EBA Clearing has now institutionalised the Croe framework, hosting an annual review of its Croe compliance with its member organisations.

“If this framework were rolled out globally, it would help entities operating in a multinational environment to be more efficient at putting in place and managing the necessary controls,” says Vink. “Banks and authorities could also find it easier to assess the cyber resilience levels of FMIs with a single framework.”

Globalising cyber standards

The World Bank is taking the ECB’s Croe to a global scale. Its payment system development group, which provides technical assistance on payment infrastructure to central banks, has adopted the Croe as its key framework to disseminate across emerging market economies.
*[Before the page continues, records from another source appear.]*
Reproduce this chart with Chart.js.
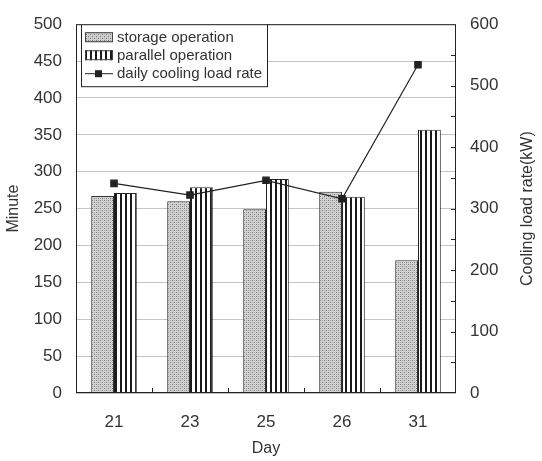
<!DOCTYPE html>
<html>
<head>
<meta charset="utf-8">
<script src="https://cdn.jsdelivr.net/npm/chart.js@4.4.0/dist/chart.umd.min.js"></script>
<style>
  html, body { margin: 0; padding: 0; background: #fff; }
</style>
</head>
<body>
<canvas id="chart" width="542" height="461"></canvas>
<script>
// data
const days = ['21', '23', '25', '26', '31'];
const storageMinutes = [267, 260, 249, 273, 180];
const parallelMinutes = [271, 279, 290, 266, 357];
const coolingLoadRate = [341, 322, 346, 316, 534];

const FONT = "'Liberation Sans', Arial, Helvetica, sans-serif";
const TEXT = '#333';

// dotted grey fill for storage bars
function dotPattern() {
    const c = document.createElement('canvas');
    c.width = 4; c.height = 4;
    const g = c.getContext('2d');
    g.fillStyle = '#d2d2d2';
    g.fillRect(0, 0, 4, 4);
    g.fillStyle = '#7a7a7a';
    g.fillRect(0, 0, 1, 1);
    g.fillRect(2, 2, 1, 1);
    g.fillStyle = '#a6a6a6';
    g.fillRect(2, 0, 1, 1);
    g.fillRect(0, 2, 1, 1);
    return g.createPattern(c, 'repeat');
}

// vertical black/white stripes for parallel bars
function stripePattern() {
    const c = document.createElement('canvas');
    c.width = 5; c.height = 4;
    const g = c.getContext('2d');
    g.fillStyle = '#fff';
    g.fillRect(0, 0, 5, 4);
    g.fillStyle = '#1a1a1a';
    g.fillRect(0, 0, 2, 4);
    return g.createPattern(c, 'repeat');
}

const dots = dotPattern();
const stripes = stripePattern();

// frame, inward ticks, axis titles and boxed legend
const decorations = {
    id: 'decorations',
    afterDraw(chart) {
        const ctx = chart.ctx;
        const area = chart.chartArea;
        const x = chart.scales.x;
        const y1 = chart.scales.y1;
        ctx.save();

        // plot frame
        ctx.strokeStyle = '#222';
        ctx.lineWidth = 1;
        ctx.strokeRect(area.left + 0.5, area.top + 0.5, area.right - area.left - 1, area.bottom - area.top - 1);

        // small inward ticks between categories
        const step = (x.right - x.left) / days.length;
        ctx.beginPath();
        for (let k = 1; k < days.length; k++) {
            const px = Math.round(x.left + k * step) + 0.5;
            ctx.moveTo(px, area.bottom);
            ctx.lineTo(px, area.bottom - 5);
        }
        // right axis ticks every 50
        for (let v = 50; v < 600; v += 50) {
            const py = Math.round(y1.getPixelForValue(v)) + 0.5;
            ctx.moveTo(area.right, py);
            ctx.lineTo(area.right - 5, py);
        }
        ctx.stroke();

        // axis titles
        ctx.fillStyle = TEXT;
        ctx.font = '16px ' + FONT;
        ctx.textAlign = 'center';
        ctx.textBaseline = 'middle';
        const midY = (area.top + area.bottom) / 2;
        ctx.save();
        ctx.translate(14, midY);
        ctx.rotate(-Math.PI / 2);
        ctx.fillText('Minute', 0, 0);
        ctx.restore();
        ctx.save();
        ctx.translate(528, midY);
        ctx.rotate(-Math.PI / 2);
        ctx.fillText('Cooling load rate(kW)', 0, 0);
        ctx.restore();
        ctx.fillText('Day', (area.left + area.right) / 2, 449);

        // legend box
        const lx = 81, ly = area.top, lw = 186, lh = 62;
        ctx.fillStyle = '#fff';
        ctx.fillRect(lx, ly, lw, lh);
        ctx.strokeStyle = '#222';
        ctx.strokeRect(lx + 0.5, ly + 0.5, lw, lh);

        const rows = [
            { label: 'storage operation', fill: dots },
            { label: 'parallel operation', fill: stripes },
            { label: 'daily cooling load rate', line: true }
        ];
        ctx.font = '15px ' + FONT;
        ctx.textAlign = 'left';
        rows.forEach((r, i) => {
            const cy = ly + 13 + i * 18;
            if (r.line) {
                ctx.strokeStyle = '#222';
                ctx.beginPath();
                ctx.moveTo(lx + 4, cy + 0.5);
                ctx.lineTo(lx + 32, cy + 0.5);
                ctx.stroke();
                ctx.fillStyle = '#222';
                ctx.fillRect(lx + 14, cy - 3, 7, 7);
            } else {
                ctx.fillStyle = r.fill;
                ctx.fillRect(lx + 4, cy - 5, 28, 10);
                ctx.strokeStyle = '#444';
                ctx.strokeRect(lx + 4.5, cy - 4.5, 27, 9);
            }
            ctx.fillStyle = TEXT;
            ctx.fillText(r.label, lx + 36, cy + 1);
        });

        ctx.restore();
    }
};

new Chart(document.getElementById('chart'), {
    type: 'bar',
    data: {
        labels: days,
        datasets: [
            {
                type: 'line',
                label: 'daily cooling load rate',
                data: coolingLoadRate,
                yAxisID: 'y1',
                borderColor: '#222',
                borderWidth: 1.2,
                pointStyle: 'rect',
                pointRadius: 4.5,
                pointBackgroundColor: '#222',
                pointBorderColor: '#222',
                tension: 0,
                order: 0
            },
            {
                label: 'storage operation',
                data: storageMinutes,
                yAxisID: 'y',
                backgroundColor: dots,
                borderColor: '#333',
                borderWidth: 1,
                order: 1
            },
            {
                label: 'parallel operation',
                data: parallelMinutes,
                yAxisID: 'y',
                backgroundColor: stripes,
                borderColor: '#222',
                borderWidth: 1,
                order: 1
            }
        ]
    },
    options: {
        responsive: false,
        animation: false,
        datasets: {
            bar: { categoryPercentage: 0.6, barPercentage: 1.0 }
        },
        layout: { padding: { top: 15 } },
        plugins: {
            legend: { display: false },
            tooltip: { enabled: false }
        },
        scales: {
            x: {
                grid: { display: false, drawTicks: false },
                border: { display: false },
                ticks: { color: TEXT, font: { family: FONT, size: 17 }, padding: 19 },
                afterFit: (s) => { s.height = 68; }
            },
            y: {
                position: 'left',
                min: 0,
                max: 500,
                ticks: { stepSize: 50, color: TEXT, font: { family: FONT, size: 17 }, padding: 14 },
                grid: { color: '#c4c4c4', drawTicks: false },
                border: { display: false },
                afterFit: (s) => { s.width = 76; }
            },
            y1: {
                position: 'right',
                min: 0,
                max: 600,
                ticks: { stepSize: 100, color: TEXT, font: { family: FONT, size: 17 }, padding: 14 },
                grid: { display: false, drawTicks: false },
                border: { display: false },
                afterFit: (s) => { s.width = 86; }
            }
        }
    },
    plugins: [decorations]
});
</script>
</body>
</html>
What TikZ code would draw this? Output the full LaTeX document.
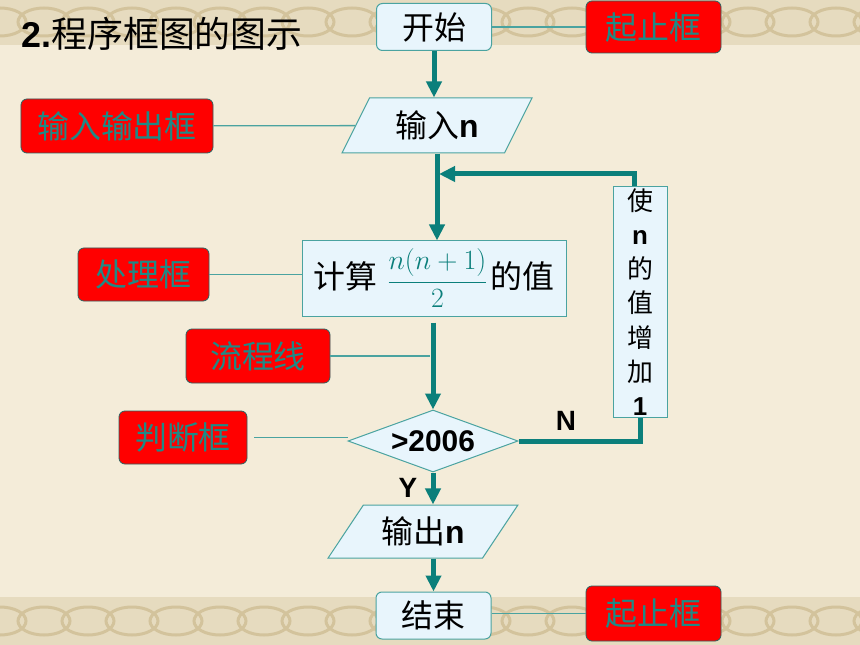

“In order to improve cyber resilience for FMIs, a global momentum is necessary to complement country efforts,” Dorothee Delort, World Bank senior financial sector specialist, tells Central Banking.

Under the Financial Inclusion Global Initiative (FIGI), implemented in partnership by the World Bank Group and funded by the Bill & Melinda Gates Foundation, the World Bank was working on developing a methodology to put into operation the June 2016 CPMI-Iosco guidance on cyber resilience, says Delort.

“The ECB’s framework, aka the Croe, was deemed appropriate for the needs of central banks, especially the less sophisticated central banks,” she says. “Because of its flexibility, with three levels of expectations, the Croe can accommodate the needs of markets with various degrees of sophistication.”

The Bretton Woods institution, under FIGI, hosted its first financial sector cyber resilience workshop on November 6–7 in Mexico, where it introduced chapters of the Croe to an audience of emerging market central banks. Central banks and financial supervisory authorities from 15 countries in the Latin America and Caribbean region – including Argentina, Brazil, Colombia, Costa Rica and the Dominican Republic – participated in the workshop.

Similar events are being planned, and will take place in North Africa/Africa and Asia in 2020 and 2021.